Ai corsi online sulle riconfinazioni ho letto commenti come questo (ve li posso mostrare con nome, cognome e Comune di residenza): sono 30 anni che svolgo incarichi di riconfinamento, ma dal corso mi sono reso conto che ho sempre commesso errori, anche gravi, di cui mi rendo conto solo ora.
Questo dimostra che l’esperienza da sola non basta, si deve sempre e comunque dimostrare il proprio operato.
Carlo a volte sembra invece convinto di poter esserne esonerato.
Prendiamo il punto su cui ci siamo trovati in disaccordo in questa discussione, lui ha concluso i suoi interventi dicendomi:
A parte Pothenot che non c’entra assolutamente niente, io ho invece dimostrato fin da subito l’inattendibilità del fabbricato mappale 47, l’ho fatto con la rototraslazione ai minimi quadrati (elaborata insieme a Loris) con la quale ho evidenziato in maniera inconfutabile che quel fabbricato dà uno scarto di 2 metri se viene messo in relazione ad altri punti di inquadramento che invece danno scarti di appena 20 cm.
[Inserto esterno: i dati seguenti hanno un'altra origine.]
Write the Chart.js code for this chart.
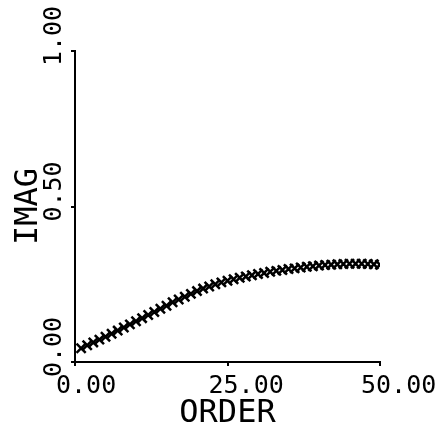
<!DOCTYPE html>
<html>
<head>
<meta charset="utf-8">
<style>
  html, body { margin: 0; padding: 0; background: #fff; }
  #wrap { width: 442px; height: 434px; }
</style>
<script src="https://cdn.jsdelivr.net/npm/chart.js@4/dist/chart.umd.min.js"></script>
</head>
<body>
<div id="wrap"><canvas id="imag-order-graph" width="442" height="434"></canvas></div>
<script>
// order number along the x axis
var orders = [1, 2, 3, 4, 5, 6, 7, 8, 9, 10,
  11, 12, 13, 14, 15, 16, 17, 18, 19, 20,
  21, 22, 23, 24, 25, 26, 27, 28, 29, 30,
  31, 32, 33, 34, 35, 36, 37, 38, 39, 40,
  41, 42, 43, 44, 45, 46, 47, 48, 49, 50];
// IMAG value
var imag = [0.044, 0.054, 0.063, 0.072, 0.081, 0.091, 0.101, 0.111, 0.121, 0.131,
  0.141, 0.151, 0.161, 0.171, 0.181, 0.192, 0.201, 0.210, 0.219, 0.228,
  0.236, 0.243, 0.250, 0.256, 0.261, 0.266, 0.271, 0.275, 0.279, 0.283,
  0.286, 0.290, 0.293, 0.296, 0.299, 0.301, 0.304, 0.306, 0.308, 0.310,
  0.312, 0.313, 0.314, 0.315, 0.316, 0.316, 0.316, 0.315, 0.314, 0.313];
var xTicks = [0, 25, 50];
var yTicks = [0, 0.5, 1];

var points = orders.map(function (o, i) { return { x: o, y: imag[i] }; });
var mono = "'DejaVu Sans Mono', 'Liberation Mono', monospace";

ctx = document.getElementById('imag-order-graph').getContext('2d');
var chart = new Chart(ctx, {
  type: 'scatter',
  data: {
    datasets: [{
      label: 'IMAG',
      data: points,
      showLine: false,
      pointStyle: 'crossRot',
      pointRadius: 6.5,
      pointBorderWidth: 2.5,
      borderColor: '#000',
      backgroundColor: '#000'
    }]
  },
  options: {
    responsive: false,
    animation: false,
    layout: { padding: { top: 51, right: 62, left: 0, bottom: 0 } },
    plugins: { legend: { display: false }, tooltip: { enabled: false } },
    scales: {
      x: {
        type: 'linear',
        min: 0, max: 50,
        afterBuildTicks: function (s) { s.ticks = xTicks.map(function (v) { return { value: v }; }); },
        afterFit: function (s) { s.height = 72; s.paddingLeft = 0; s.paddingRight = 0; },
        grid: { drawOnChartArea: false, drawTicks: true, tickLength: 4, color: '#000', lineWidth: 2 },
        border: { color: '#000', width: 2 },
        ticks: {
          autoSkip: false, maxRotation: 0, align: 'start', labelOffset: -19, padding: 5,
          color: '#000', font: { family: mono, size: 25 },
          callback: function (v) { return v.toFixed(2); }
        },
        title: { display: true, text: 'ORDER', color: '#000', font: { family: mono, size: 32 }, padding: { top: 0, bottom: 1 } }
      },
      y: {
        type: 'linear',
        min: 0, max: 1,
        afterBuildTicks: function (s) { s.ticks = yTicks.map(function (v) { return { value: v }; }); },
        afterFit: function (s) { s.width = 75; s.paddingTop = 0; s.paddingBottom = 0; },
        grid: { drawOnChartArea: false, drawTicks: true, tickLength: 4, color: '#000', lineWidth: 2 },
        border: { color: '#000', width: 2 },
        ticks: {
          autoSkip: false, minRotation: 90, maxRotation: 90, crossAlign: 'center', align: 'start',
          labelOffset: -15, padding: -1,
          color: '#000', font: { family: mono, size: 25 },
          callback: function (v) { return v.toFixed(2); }
        },
        title: { display: true, text: 'IMAG', color: '#000', font: { family: mono, size: 32 }, padding: { top: 9, bottom: 0 } }
      }
    }
  }
});
</script>
</body>
</html>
Agli appunti di Carlo circa la distanza, pari a 2 km, di tali punti, ho risposto che, a mio avviso, 2 km sono una distanza sicuramente non breve, ma nemmeno così grande da inficiare la soluzione adottata (ho infatti ricordato che 2 km è la larghezza di un unico foglio di mappa).
Ora questa mia dimostrazione può piacere o non piacere. Si può ritenerla valida o del tutto errata. Ma non mi si può dire di non aver dato la dimostrazione di quanto sostengo.
E, sempre per la mia visione “scientifica”, dico anche che, per contestare questa mia dimostrazione, bsogna fornirne un’altra che la sconfessi. Non mi si può dire, come invece ha fatto Carlo, che la mia dimostrazione non vale “a prescindere” perché i punti di inquadramento sono fuori zona. Se si sostiene questo, bisogna allora dimostrare che esiste un’altra possibilità che utilizza invece punti nella zona ristretta del confine, e bisogna anche esporre l’applicazione concreta di tale possibilità.
Carlo questa dimostrazione non l’ha fornita. O meglio, ci ha provato dicendo che la verifica di Loris sui corsi d’acqua nella zona del confine avvalora la sua tesi della traslazione di 2 metri in senso Nord del fabbricato. E per sostenere questa tesi ha fatto riferimento ad un unico punto sull’argine di ciascun corso d’acqua in allineamento con il confine, ignorando sia il ponte a Nord (unico elemento d’impianto stabile tuttora presente) sia l’andamento dei corsi d’acqua stessi.
Io ho definito una “follia” questa sua interpretazione, e mi scuso ancora per il termine del tutto inappropriato e fuori luogo. Tuttavia ribadisco che da uno dell’esperienza di Carlo non mi sarei mai aspettao una simile uscita.
Dopodiché, anche qualora passasse la tesi della traslazione di 2 metri del fabbricato mappale 47, Carlo avrebbe anche dovuto dire quale schema di rilievo e di calcolo avrebbe adottato per ricostruire il confine appoggiandosi a quell’unico fabbricato “riabilitato” dalla tesi di cui sopra. Ma Carlo non ha fornito nemmeno questa soluzione, limitandosi a dire che “ci deve pensare Loris” sulla base di questa sua indicazione di principio.
Ecco questa è un’altra grande questione che mi divide da Carlo, cioè quella di dare delle indicazioni di principio (giustissime e doverosissime, sia chiaro) senza poi da queste far discendere la soluzione concreta, lasciando spesso tutto a mezz’aria.
Io invece penso che, ribaditi sempre i concetti e i principi di base (che io e lui condividiamo da sempre), bisogna poi scendere nel dettaglio e dire come si risolve concretamente ciascun caso esaminato, nel rispetto di quei principi.